Source data
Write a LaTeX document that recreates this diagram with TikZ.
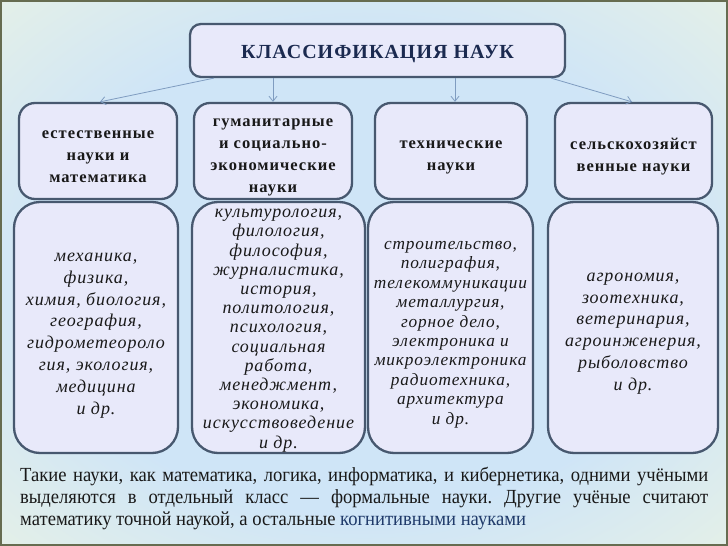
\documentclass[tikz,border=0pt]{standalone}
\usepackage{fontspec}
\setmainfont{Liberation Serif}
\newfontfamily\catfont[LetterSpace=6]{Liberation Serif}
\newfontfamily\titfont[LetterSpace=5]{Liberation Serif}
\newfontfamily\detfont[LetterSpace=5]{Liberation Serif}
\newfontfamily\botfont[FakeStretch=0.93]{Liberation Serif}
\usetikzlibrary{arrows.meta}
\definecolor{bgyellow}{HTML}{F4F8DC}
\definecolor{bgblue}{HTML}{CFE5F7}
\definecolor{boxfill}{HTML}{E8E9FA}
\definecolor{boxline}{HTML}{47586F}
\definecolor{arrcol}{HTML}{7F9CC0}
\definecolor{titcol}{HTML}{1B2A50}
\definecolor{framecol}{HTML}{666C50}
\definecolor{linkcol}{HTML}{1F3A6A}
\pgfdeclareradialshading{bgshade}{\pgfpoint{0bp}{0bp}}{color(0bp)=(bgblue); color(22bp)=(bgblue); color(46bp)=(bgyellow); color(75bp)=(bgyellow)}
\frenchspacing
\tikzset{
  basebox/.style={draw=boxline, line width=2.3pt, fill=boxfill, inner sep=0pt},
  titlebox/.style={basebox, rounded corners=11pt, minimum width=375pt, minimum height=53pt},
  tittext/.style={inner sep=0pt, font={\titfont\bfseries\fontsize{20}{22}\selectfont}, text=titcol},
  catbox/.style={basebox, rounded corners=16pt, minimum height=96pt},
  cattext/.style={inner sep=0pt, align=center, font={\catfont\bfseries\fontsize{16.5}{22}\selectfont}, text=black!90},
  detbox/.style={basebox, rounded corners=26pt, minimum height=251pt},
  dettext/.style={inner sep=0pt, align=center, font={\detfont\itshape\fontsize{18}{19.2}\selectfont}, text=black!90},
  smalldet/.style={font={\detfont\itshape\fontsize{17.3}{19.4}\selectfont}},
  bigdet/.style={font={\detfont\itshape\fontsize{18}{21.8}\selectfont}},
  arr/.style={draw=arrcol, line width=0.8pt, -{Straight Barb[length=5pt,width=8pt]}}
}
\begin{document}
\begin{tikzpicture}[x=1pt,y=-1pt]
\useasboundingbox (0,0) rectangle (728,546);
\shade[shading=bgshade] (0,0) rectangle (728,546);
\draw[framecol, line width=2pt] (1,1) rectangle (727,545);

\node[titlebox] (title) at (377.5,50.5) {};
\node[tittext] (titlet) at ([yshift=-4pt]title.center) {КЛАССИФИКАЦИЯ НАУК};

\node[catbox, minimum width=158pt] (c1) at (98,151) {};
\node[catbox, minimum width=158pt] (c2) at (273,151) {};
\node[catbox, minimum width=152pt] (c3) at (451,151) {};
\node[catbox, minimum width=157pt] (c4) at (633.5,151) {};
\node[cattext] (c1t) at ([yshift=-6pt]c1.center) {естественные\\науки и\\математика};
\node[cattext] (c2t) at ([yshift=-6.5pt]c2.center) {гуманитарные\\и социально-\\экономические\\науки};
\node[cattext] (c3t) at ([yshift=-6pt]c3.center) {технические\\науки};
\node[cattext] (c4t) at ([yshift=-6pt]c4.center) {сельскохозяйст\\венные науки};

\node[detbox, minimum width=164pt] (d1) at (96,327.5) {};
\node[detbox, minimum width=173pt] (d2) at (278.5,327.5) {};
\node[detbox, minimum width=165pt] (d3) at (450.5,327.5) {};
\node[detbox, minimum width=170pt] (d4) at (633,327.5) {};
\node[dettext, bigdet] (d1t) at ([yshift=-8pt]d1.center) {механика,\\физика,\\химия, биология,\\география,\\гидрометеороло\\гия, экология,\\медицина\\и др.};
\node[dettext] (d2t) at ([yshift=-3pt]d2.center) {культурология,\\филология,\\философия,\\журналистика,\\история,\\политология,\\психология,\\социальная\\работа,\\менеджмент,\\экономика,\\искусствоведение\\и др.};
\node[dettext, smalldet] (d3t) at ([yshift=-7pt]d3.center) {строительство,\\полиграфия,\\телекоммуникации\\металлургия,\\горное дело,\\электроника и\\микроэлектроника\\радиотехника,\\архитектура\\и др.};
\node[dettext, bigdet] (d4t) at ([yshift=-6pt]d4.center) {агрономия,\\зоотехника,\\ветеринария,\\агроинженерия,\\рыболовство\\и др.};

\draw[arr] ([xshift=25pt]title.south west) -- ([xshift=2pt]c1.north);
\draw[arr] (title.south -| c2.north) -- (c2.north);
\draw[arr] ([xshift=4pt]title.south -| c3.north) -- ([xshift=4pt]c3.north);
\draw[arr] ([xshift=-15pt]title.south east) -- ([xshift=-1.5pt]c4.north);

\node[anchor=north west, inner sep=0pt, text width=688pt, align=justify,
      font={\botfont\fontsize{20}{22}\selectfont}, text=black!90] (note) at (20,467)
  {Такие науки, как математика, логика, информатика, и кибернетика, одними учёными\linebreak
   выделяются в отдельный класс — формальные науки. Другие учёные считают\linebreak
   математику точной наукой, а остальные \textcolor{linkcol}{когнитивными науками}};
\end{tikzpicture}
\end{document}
...
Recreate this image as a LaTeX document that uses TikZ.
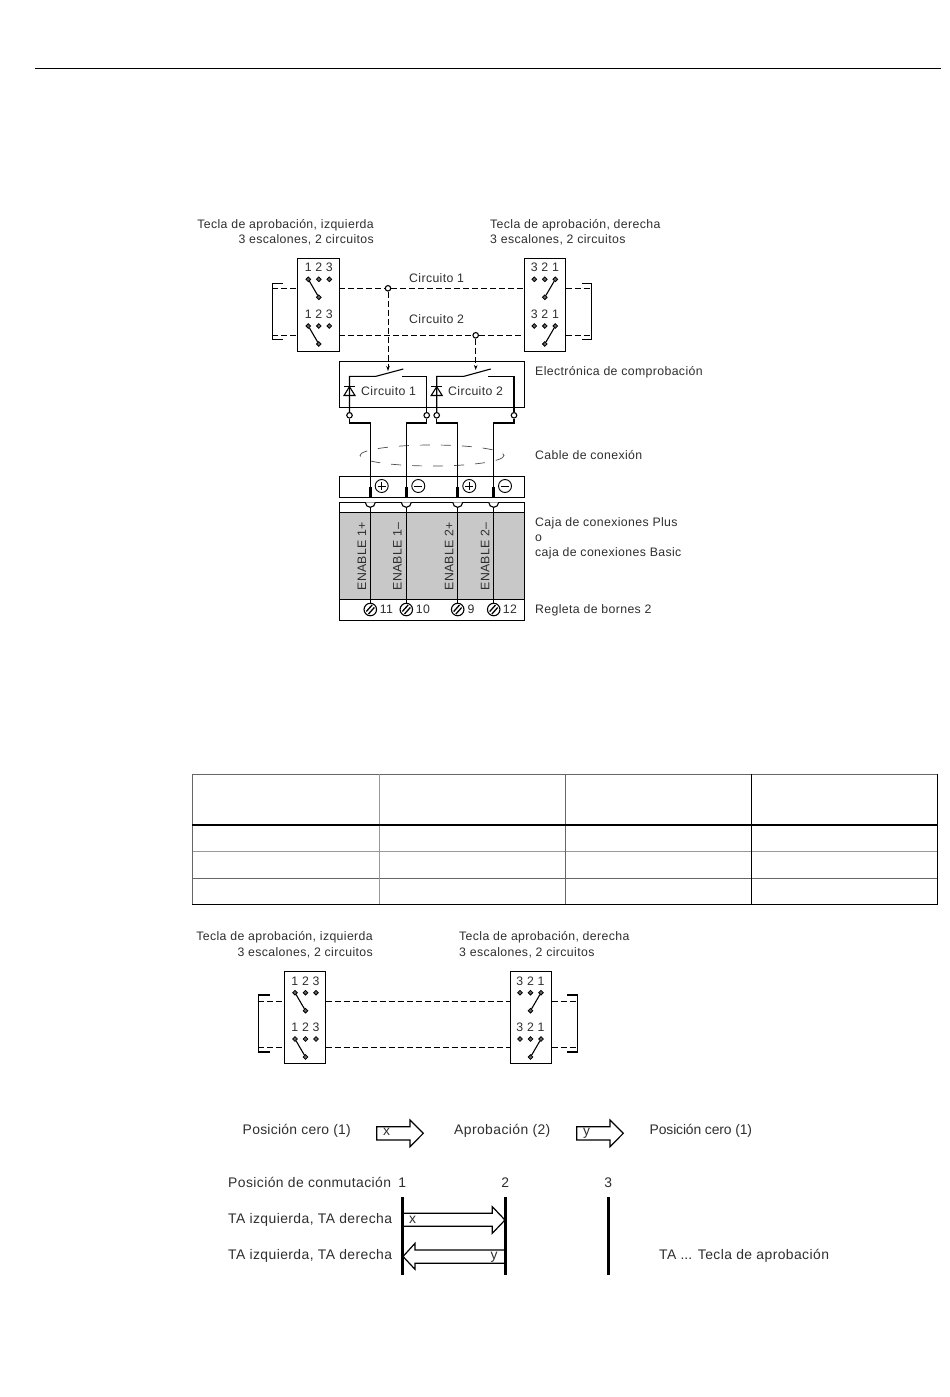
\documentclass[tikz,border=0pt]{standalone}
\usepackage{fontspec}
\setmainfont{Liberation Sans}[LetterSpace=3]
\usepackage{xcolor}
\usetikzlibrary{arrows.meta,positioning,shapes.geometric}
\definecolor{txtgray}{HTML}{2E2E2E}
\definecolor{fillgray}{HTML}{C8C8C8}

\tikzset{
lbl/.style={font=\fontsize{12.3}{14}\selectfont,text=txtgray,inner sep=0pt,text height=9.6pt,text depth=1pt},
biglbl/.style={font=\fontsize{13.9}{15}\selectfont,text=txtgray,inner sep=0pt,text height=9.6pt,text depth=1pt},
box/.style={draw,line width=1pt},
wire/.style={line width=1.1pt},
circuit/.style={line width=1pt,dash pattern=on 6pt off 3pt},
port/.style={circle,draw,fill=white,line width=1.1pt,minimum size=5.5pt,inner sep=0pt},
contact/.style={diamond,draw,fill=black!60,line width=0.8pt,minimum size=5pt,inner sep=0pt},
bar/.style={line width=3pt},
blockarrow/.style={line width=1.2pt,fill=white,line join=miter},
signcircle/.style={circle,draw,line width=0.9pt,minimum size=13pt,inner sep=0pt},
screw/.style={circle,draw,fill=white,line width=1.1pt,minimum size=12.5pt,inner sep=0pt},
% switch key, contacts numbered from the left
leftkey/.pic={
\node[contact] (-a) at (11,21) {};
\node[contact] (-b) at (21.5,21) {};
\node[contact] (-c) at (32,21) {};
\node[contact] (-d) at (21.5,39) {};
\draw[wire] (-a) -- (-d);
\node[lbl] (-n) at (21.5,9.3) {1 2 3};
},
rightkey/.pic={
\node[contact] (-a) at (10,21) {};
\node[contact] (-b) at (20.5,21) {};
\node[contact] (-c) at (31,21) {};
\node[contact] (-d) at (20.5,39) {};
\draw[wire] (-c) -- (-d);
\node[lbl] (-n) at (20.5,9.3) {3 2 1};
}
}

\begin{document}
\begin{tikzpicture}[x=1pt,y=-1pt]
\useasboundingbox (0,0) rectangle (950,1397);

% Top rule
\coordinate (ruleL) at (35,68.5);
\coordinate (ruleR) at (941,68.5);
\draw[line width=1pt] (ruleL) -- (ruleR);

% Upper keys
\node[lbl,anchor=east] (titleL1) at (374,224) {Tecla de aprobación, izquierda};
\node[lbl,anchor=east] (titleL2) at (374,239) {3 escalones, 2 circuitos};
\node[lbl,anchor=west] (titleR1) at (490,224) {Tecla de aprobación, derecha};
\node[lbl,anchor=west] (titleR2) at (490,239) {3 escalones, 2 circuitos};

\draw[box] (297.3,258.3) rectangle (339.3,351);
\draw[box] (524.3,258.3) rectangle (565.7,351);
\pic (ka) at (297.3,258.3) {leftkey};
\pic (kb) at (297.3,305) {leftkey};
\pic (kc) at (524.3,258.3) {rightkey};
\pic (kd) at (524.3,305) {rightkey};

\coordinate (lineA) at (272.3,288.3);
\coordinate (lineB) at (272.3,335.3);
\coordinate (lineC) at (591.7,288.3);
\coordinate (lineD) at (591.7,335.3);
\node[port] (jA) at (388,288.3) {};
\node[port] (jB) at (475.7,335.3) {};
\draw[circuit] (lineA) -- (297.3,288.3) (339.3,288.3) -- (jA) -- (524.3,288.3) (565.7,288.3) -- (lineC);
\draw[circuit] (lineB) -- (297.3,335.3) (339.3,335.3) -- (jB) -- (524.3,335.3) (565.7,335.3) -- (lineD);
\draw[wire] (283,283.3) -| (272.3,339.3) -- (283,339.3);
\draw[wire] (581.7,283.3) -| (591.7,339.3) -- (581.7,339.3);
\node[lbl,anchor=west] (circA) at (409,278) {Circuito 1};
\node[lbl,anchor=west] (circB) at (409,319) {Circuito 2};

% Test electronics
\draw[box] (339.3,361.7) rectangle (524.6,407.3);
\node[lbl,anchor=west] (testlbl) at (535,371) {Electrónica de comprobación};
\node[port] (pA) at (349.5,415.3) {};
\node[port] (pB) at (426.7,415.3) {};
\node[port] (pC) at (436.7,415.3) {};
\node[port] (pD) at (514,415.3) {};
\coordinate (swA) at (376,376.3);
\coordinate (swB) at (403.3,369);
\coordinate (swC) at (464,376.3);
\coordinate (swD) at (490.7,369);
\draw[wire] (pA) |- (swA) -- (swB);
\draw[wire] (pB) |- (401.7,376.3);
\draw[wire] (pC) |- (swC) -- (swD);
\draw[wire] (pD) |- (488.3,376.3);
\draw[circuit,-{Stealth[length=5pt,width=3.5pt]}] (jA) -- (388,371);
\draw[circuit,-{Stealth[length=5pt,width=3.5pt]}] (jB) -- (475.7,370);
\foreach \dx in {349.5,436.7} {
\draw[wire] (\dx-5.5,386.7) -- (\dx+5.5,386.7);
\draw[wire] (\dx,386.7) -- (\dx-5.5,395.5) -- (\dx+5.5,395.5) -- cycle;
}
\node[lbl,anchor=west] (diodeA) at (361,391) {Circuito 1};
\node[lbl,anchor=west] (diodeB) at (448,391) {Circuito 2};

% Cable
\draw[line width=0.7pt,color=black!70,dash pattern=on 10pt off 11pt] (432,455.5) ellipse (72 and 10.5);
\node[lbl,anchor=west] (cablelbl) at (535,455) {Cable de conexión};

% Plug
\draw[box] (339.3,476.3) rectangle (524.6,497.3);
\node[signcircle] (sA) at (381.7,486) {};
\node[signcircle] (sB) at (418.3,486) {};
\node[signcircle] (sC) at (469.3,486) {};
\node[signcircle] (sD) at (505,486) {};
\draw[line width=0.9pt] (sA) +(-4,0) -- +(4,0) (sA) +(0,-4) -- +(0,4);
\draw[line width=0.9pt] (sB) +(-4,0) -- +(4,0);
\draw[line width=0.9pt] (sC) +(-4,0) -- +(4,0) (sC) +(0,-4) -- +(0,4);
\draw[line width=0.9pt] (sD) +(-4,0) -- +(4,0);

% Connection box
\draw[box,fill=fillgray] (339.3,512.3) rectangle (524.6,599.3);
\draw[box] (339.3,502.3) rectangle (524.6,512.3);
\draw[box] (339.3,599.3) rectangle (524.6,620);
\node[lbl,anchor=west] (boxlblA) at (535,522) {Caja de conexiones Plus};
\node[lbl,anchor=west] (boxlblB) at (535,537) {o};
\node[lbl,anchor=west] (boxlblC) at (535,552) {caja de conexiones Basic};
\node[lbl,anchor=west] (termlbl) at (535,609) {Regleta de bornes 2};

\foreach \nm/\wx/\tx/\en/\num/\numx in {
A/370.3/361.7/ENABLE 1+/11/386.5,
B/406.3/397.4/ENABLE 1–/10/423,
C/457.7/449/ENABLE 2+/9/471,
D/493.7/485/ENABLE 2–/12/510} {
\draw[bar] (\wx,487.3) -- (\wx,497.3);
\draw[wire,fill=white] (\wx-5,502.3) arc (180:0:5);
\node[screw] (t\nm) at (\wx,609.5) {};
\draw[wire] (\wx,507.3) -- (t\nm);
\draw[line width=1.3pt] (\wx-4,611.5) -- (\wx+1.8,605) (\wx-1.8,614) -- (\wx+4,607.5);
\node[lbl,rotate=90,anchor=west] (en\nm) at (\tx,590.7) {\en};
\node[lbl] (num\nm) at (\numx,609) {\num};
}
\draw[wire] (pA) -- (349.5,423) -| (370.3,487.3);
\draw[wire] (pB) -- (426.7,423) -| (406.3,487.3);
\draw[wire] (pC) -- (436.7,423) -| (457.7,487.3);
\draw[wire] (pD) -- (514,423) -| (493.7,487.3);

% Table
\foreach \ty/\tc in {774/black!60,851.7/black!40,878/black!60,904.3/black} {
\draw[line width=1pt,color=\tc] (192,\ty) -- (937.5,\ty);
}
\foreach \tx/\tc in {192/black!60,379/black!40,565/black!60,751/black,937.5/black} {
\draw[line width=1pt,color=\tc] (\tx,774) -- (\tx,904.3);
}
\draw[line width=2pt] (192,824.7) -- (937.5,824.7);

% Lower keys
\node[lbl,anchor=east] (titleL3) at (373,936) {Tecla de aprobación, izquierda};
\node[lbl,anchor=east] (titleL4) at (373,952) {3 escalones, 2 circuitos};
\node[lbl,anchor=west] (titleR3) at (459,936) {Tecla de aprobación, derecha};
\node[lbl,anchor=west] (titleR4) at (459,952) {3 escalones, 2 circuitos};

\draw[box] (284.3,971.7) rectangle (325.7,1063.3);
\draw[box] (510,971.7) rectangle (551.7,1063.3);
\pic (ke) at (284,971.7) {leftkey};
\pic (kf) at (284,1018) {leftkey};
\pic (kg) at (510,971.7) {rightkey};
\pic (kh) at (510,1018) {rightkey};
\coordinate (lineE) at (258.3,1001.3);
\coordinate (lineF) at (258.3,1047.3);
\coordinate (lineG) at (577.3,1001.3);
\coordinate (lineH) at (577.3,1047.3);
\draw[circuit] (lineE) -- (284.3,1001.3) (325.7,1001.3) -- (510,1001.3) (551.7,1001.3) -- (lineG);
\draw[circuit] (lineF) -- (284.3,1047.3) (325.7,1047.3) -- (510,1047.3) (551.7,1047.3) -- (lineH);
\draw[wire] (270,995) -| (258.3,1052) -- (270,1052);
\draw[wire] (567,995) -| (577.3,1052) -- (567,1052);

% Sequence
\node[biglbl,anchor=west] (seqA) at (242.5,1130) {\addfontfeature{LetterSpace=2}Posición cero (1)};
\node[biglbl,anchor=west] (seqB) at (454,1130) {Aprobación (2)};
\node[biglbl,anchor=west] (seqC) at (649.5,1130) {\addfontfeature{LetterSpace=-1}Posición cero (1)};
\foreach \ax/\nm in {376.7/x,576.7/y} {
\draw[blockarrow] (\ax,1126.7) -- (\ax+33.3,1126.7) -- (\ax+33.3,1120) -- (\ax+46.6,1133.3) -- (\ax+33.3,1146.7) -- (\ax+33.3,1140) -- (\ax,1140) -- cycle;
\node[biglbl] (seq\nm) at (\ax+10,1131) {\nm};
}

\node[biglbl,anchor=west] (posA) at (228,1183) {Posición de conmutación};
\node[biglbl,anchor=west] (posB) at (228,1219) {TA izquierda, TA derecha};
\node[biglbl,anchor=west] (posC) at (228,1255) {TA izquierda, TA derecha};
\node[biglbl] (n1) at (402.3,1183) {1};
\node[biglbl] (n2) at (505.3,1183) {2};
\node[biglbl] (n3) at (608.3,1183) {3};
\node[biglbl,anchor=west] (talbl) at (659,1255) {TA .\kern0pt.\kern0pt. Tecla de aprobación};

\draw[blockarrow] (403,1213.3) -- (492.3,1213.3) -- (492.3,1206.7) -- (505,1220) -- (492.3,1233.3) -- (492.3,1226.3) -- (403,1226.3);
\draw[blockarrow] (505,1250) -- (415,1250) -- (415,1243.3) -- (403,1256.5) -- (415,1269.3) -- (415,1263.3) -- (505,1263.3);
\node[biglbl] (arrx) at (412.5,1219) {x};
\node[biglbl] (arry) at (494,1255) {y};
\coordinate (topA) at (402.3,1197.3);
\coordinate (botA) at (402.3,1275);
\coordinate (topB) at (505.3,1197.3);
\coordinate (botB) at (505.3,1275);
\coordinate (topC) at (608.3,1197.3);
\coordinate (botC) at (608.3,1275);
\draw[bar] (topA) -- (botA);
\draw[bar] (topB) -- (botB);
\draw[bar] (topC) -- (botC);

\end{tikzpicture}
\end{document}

SHORT TASK ▸ Write out the lines running from the one that contains "Recreate this image" through the one that contains "(ruleL) -- (ruleR);", ends included, and nothing else. Pictures stay out of the copy.

OUTPUT OF THE EXERCISE ▸
Recreate this image as a LaTeX document that uses TikZ.
\documentclass[tikz,border=0pt]{standalone}
\usepackage{fontspec}
\setmainfont{Liberation Sans}[LetterSpace=3]
\usepackage{xcolor}
\usetikzlibrary{arrows.meta,positioning,shapes.geometric}
\definecolor{txtgray}{HTML}{2E2E2E}
\definecolor{fillgray}{HTML}{C8C8C8}

\tikzset{
lbl/.style={font=\fontsize{12.3}{14}\selectfont,text=txtgray,inner sep=0pt,text height=9.6pt,text depth=1pt},
biglbl/.style={font=\fontsize{13.9}{15}\selectfont,text=txtgray,inner sep=0pt,text height=9.6pt,text depth=1pt},
box/.style={draw,line width=1pt},
wire/.style={line width=1.1pt},
circuit/.style={line width=1pt,dash pattern=on 6pt off 3pt},
port/.style={circle,draw,fill=white,line width=1.1pt,minimum size=5.5pt,inner sep=0pt},
contact/.style={diamond,draw,fill=black!60,line width=0.8pt,minimum size=5pt,inner sep=0pt},
bar/.style={line width=3pt},
blockarrow/.style={line width=1.2pt,fill=white,line join=miter},
signcircle/.style={circle,draw,line width=0.9pt,minimum size=13pt,inner sep=0pt},
screw/.style={circle,draw,fill=white,line width=1.1pt,minimum size=12.5pt,inner sep=0pt},
% switch key, contacts numbered from the left
leftkey/.pic={
\node[contact] (-a) at (11,21) {};
\node[contact] (-b) at (21.5,21) {};
\node[contact] (-c) at (32,21) {};
\node[contact] (-d) at (21.5,39) {};
\draw[wire] (-a) -- (-d);
\node[lbl] (-n) at (21.5,9.3) {1 2 3};
},
rightkey/.pic={
\node[contact] (-a) at (10,21) {};
\node[contact] (-b) at (20.5,21) {};
\node[contact] (-c) at (31,21) {};
\node[contact] (-d) at (20.5,39) {};
\draw[wire] (-c) -- (-d);
\node[lbl] (-n) at (20.5,9.3) {3 2 1};
}
}

\begin{document}
\begin{tikzpicture}[x=1pt,y=-1pt]
\useasboundingbox (0,0) rectangle (950,1397);

% Top rule
\coordinate (ruleL) at (35,68.5);
\coordinate (ruleR) at (941,68.5);
\draw[line width=1pt] (ruleL) -- (ruleR);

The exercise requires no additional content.